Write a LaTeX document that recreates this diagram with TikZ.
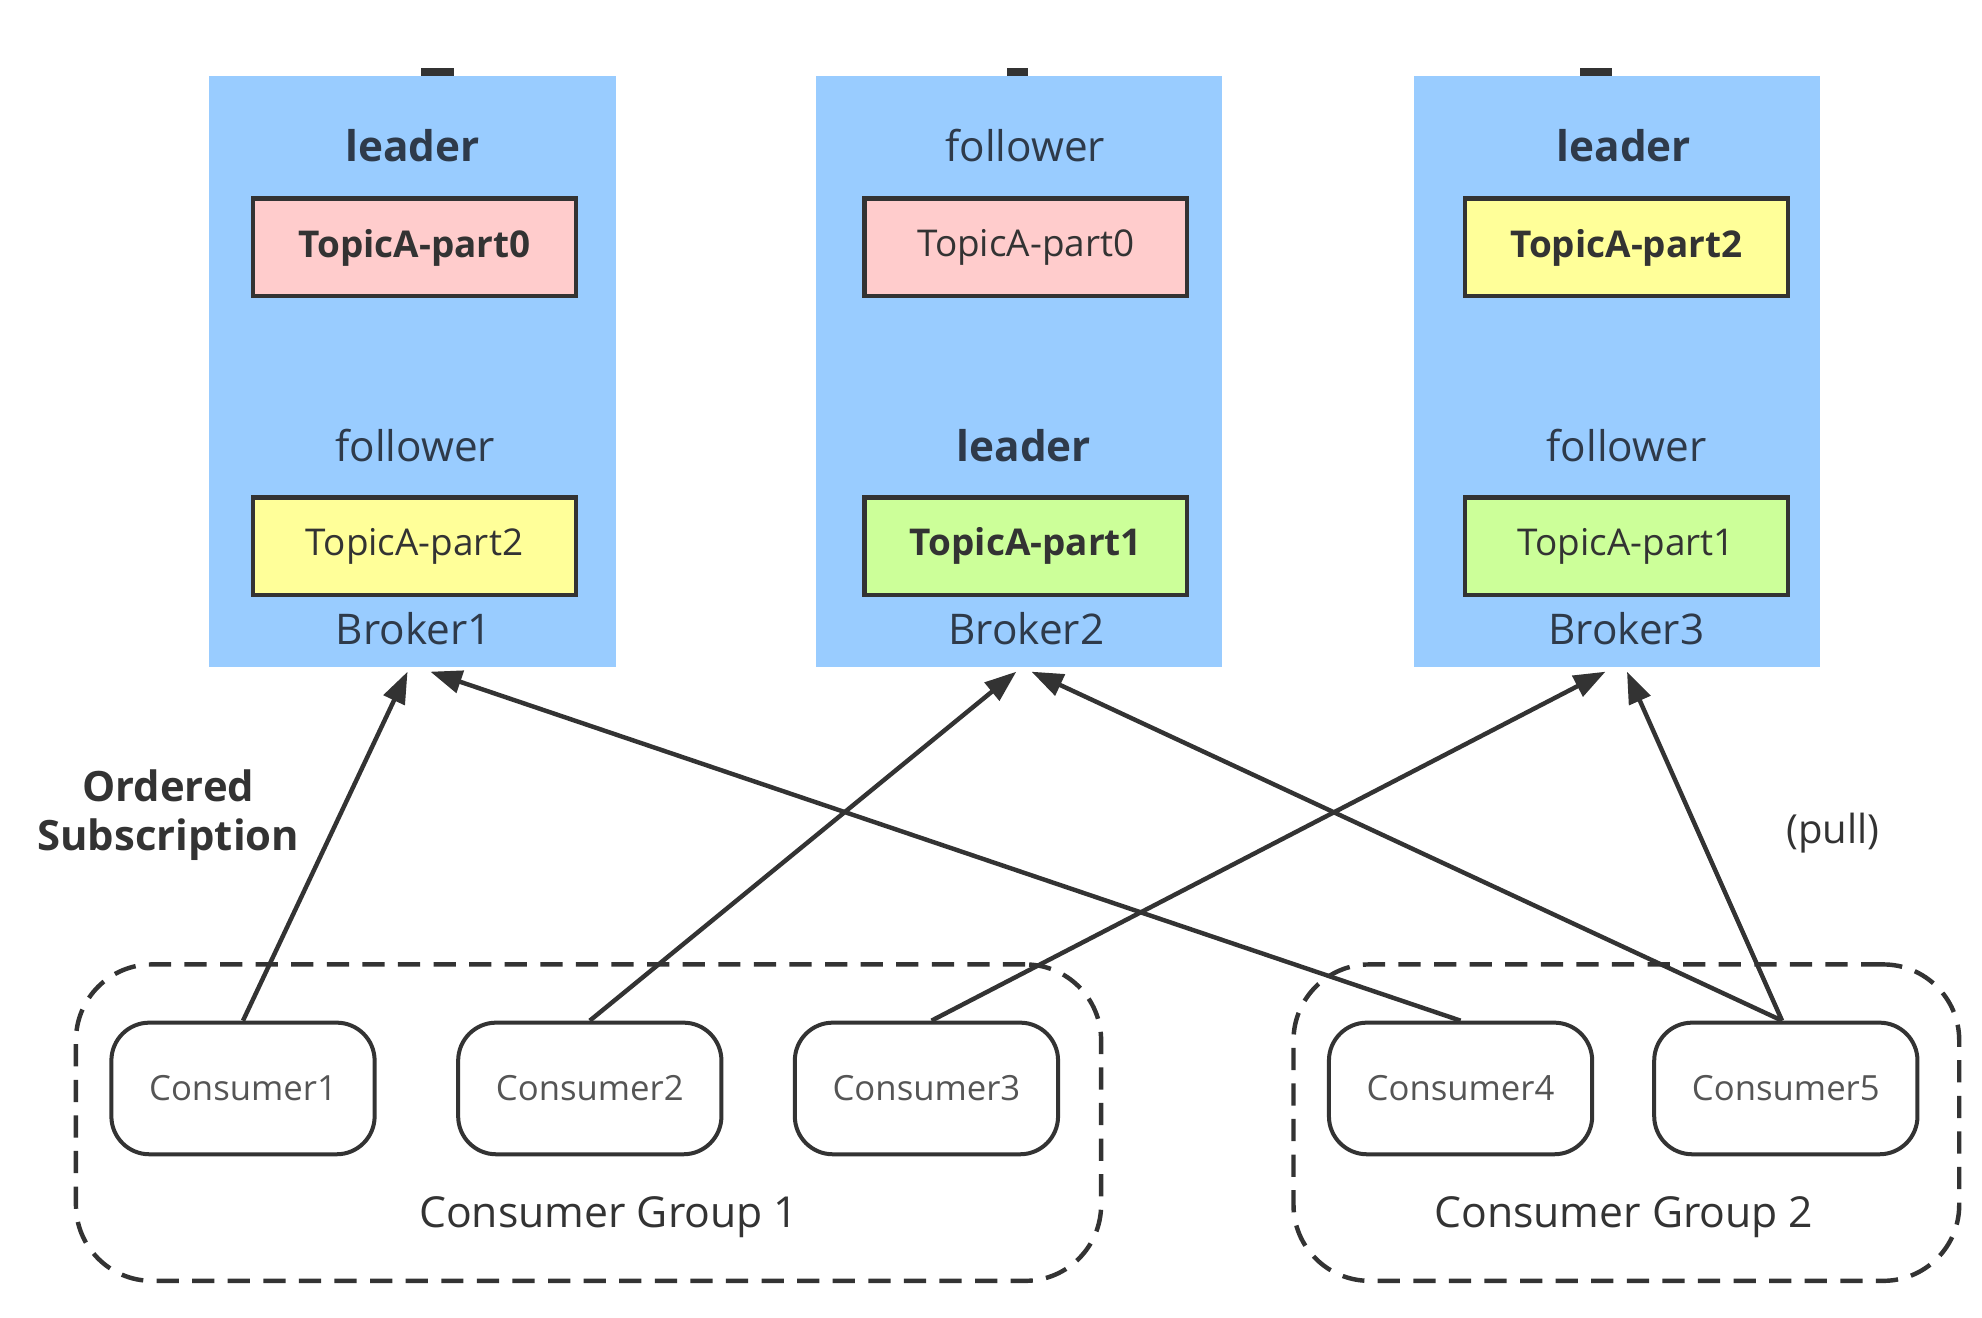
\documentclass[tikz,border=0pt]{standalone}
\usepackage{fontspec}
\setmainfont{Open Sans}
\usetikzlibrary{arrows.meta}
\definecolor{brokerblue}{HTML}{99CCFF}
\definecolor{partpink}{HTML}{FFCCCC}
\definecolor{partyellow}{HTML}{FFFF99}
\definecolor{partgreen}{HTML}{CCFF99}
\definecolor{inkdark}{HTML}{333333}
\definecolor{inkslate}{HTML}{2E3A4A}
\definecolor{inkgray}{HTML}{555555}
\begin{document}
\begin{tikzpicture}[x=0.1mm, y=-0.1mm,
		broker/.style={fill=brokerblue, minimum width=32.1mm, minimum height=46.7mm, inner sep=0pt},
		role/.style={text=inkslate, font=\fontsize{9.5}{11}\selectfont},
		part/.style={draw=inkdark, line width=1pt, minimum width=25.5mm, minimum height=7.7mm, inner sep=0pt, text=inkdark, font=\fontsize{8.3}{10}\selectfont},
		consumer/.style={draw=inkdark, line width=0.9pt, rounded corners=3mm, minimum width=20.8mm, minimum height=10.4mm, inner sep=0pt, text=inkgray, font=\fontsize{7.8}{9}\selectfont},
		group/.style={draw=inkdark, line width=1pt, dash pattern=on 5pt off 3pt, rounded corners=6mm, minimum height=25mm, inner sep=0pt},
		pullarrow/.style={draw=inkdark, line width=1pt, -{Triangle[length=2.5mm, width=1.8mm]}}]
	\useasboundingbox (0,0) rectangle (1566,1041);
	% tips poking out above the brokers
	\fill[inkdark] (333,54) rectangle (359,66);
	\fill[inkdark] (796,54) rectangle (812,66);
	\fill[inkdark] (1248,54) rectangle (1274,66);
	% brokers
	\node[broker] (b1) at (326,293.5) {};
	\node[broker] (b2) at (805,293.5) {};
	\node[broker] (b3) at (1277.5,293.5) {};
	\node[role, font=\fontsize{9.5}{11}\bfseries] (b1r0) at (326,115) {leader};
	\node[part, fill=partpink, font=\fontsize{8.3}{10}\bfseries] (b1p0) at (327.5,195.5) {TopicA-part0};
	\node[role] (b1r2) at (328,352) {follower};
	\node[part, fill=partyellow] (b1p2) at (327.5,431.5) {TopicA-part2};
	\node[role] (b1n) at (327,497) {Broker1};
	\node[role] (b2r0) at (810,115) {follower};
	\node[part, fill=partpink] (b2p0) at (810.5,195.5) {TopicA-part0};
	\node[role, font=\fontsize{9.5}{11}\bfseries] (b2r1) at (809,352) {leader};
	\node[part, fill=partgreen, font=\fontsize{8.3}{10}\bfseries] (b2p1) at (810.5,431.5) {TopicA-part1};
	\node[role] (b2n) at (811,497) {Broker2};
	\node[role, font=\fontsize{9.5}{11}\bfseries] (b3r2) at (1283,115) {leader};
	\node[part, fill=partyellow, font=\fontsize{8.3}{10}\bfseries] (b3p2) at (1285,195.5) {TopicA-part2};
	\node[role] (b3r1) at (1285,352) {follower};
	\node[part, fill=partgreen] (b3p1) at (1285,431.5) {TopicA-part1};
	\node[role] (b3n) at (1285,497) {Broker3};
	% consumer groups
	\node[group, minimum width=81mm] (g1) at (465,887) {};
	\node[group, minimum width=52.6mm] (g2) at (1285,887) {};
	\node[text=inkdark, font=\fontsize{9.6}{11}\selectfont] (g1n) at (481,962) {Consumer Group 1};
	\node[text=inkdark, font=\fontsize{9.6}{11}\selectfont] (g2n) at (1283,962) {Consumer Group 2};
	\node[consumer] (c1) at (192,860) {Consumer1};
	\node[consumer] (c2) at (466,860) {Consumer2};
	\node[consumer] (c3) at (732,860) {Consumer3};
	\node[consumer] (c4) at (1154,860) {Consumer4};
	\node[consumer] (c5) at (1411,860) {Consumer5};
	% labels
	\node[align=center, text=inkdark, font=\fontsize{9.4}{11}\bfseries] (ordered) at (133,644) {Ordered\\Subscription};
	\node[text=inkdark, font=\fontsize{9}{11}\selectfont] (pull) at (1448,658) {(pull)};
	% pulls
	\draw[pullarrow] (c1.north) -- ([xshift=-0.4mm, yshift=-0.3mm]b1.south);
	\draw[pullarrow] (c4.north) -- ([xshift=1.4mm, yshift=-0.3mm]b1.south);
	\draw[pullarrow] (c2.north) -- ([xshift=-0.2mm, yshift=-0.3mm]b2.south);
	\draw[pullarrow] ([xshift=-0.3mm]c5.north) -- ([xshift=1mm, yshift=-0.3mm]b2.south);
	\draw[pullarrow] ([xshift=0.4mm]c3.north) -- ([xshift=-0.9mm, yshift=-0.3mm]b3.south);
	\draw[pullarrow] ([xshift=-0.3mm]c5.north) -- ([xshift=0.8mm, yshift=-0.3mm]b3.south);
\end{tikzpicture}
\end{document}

**WRITTEN EXERCISE**.
Copy the whole of the material above exactly, but not its images.

**COMPLETE OUTPUT**.
Write a LaTeX document that recreates this diagram with TikZ.
\documentclass[tikz,border=0pt]{standalone}
\usepackage{fontspec}
\setmainfont{Open Sans}
\usetikzlibrary{arrows.meta}
\definecolor{brokerblue}{HTML}{99CCFF}
\definecolor{partpink}{HTML}{FFCCCC}
\definecolor{partyellow}{HTML}{FFFF99}
\definecolor{partgreen}{HTML}{CCFF99}
\definecolor{inkdark}{HTML}{333333}
\definecolor{inkslate}{HTML}{2E3A4A}
\definecolor{inkgray}{HTML}{555555}
\begin{document}
\begin{tikzpicture}[x=0.1mm, y=-0.1mm,
		broker/.style={fill=brokerblue, minimum width=32.1mm, minimum height=46.7mm, inner sep=0pt},
		role/.style={text=inkslate, font=\fontsize{9.5}{11}\selectfont},
		part/.style={draw=inkdark, line width=1pt, minimum width=25.5mm, minimum height=7.7mm, inner sep=0pt, text=inkdark, font=\fontsize{8.3}{10}\selectfont},
		consumer/.style={draw=inkdark, line width=0.9pt, rounded corners=3mm, minimum width=20.8mm, minimum height=10.4mm, inner sep=0pt, text=inkgray, font=\fontsize{7.8}{9}\selectfont},
		group/.style={draw=inkdark, line width=1pt, dash pattern=on 5pt off 3pt, rounded corners=6mm, minimum height=25mm, inner sep=0pt},
		pullarrow/.style={draw=inkdark, line width=1pt, -{Triangle[length=2.5mm, width=1.8mm]}}]
	\useasboundingbox (0,0) rectangle (1566,1041);
	% tips poking out above the brokers
	\fill[inkdark] (333,54) rectangle (359,66);
	\fill[inkdark] (796,54) rectangle (812,66);
	\fill[inkdark] (1248,54) rectangle (1274,66);
	% brokers
	\node[broker] (b1) at (326,293.5) {};
	\node[broker] (b2) at (805,293.5) {};
	\node[broker] (b3) at (1277.5,293.5) {};
	\node[role, font=\fontsize{9.5}{11}\bfseries] (b1r0) at (326,115) {leader};
	\node[part, fill=partpink, font=\fontsize{8.3}{10}\bfseries] (b1p0) at (327.5,195.5) {TopicA-part0};
	\node[role] (b1r2) at (328,352) {follower};
	\node[part, fill=partyellow] (b1p2) at (327.5,431.5) {TopicA-part2};
	\node[role] (b1n) at (327,497) {Broker1};
	\node[role] (b2r0) at (810,115) {follower};
	\node[part, fill=partpink] (b2p0) at (810.5,195.5) {TopicA-part0};
	\node[role, font=\fontsize{9.5}{11}\bfseries] (b2r1) at (809,352) {leader};
	\node[part, fill=partgreen, font=\fontsize{8.3}{10}\bfseries] (b2p1) at (810.5,431.5) {TopicA-part1};
	\node[role] (b2n) at (811,497) {Broker2};
	\node[role, font=\fontsize{9.5}{11}\bfseries] (b3r2) at (1283,115) {leader};
	\node[part, fill=partyellow, font=\fontsize{8.3}{10}\bfseries] (b3p2) at (1285,195.5) {TopicA-part2};
	\node[role] (b3r1) at (1285,352) {follower};
	\node[part, fill=partgreen] (b3p1) at (1285,431.5) {TopicA-part1};
	\node[role] (b3n) at (1285,497) {Broker3};
	% consumer groups
	\node[group, minimum width=81mm] (g1) at (465,887) {};
	\node[group, minimum width=52.6mm] (g2) at (1285,887) {};
	\node[text=inkdark, font=\fontsize{9.6}{11}\selectfont] (g1n) at (481,962) {Consumer Group 1};
	\node[text=inkdark, font=\fontsize{9.6}{11}\selectfont] (g2n) at (1283,962) {Consumer Group 2};
	\node[consumer] (c1) at (192,860) {Consumer1};
	\node[consumer] (c2) at (466,860) {Consumer2};
	\node[consumer] (c3) at (732,860) {Consumer3};
	\node[consumer] (c4) at (1154,860) {Consumer4};
	\node[consumer] (c5) at (1411,860) {Consumer5};
	% labels
	\node[align=center, text=inkdark, font=\fontsize{9.4}{11}\bfseries] (ordered) at (133,644) {Ordered\\Subscription};
	\node[text=inkdark, font=\fontsize{9}{11}\selectfont] (pull) at (1448,658) {(pull)};
	% pulls
	\draw[pullarrow] (c1.north) -- ([xshift=-0.4mm, yshift=-0.3mm]b1.south);
	\draw[pullarrow] (c4.north) -- ([xshift=1.4mm, yshift=-0.3mm]b1.south);
	\draw[pullarrow] (c2.north) -- ([xshift=-0.2mm, yshift=-0.3mm]b2.south);
	\draw[pullarrow] ([xshift=-0.3mm]c5.north) -- ([xshift=1mm, yshift=-0.3mm]b2.south);
	\draw[pullarrow] ([xshift=0.4mm]c3.north) -- ([xshift=-0.9mm, yshift=-0.3mm]b3.south);
	\draw[pullarrow] ([xshift=-0.3mm]c5.north) -- ([xshift=0.8mm, yshift=-0.3mm]b3.south);
\end{tikzpicture}
\end{document}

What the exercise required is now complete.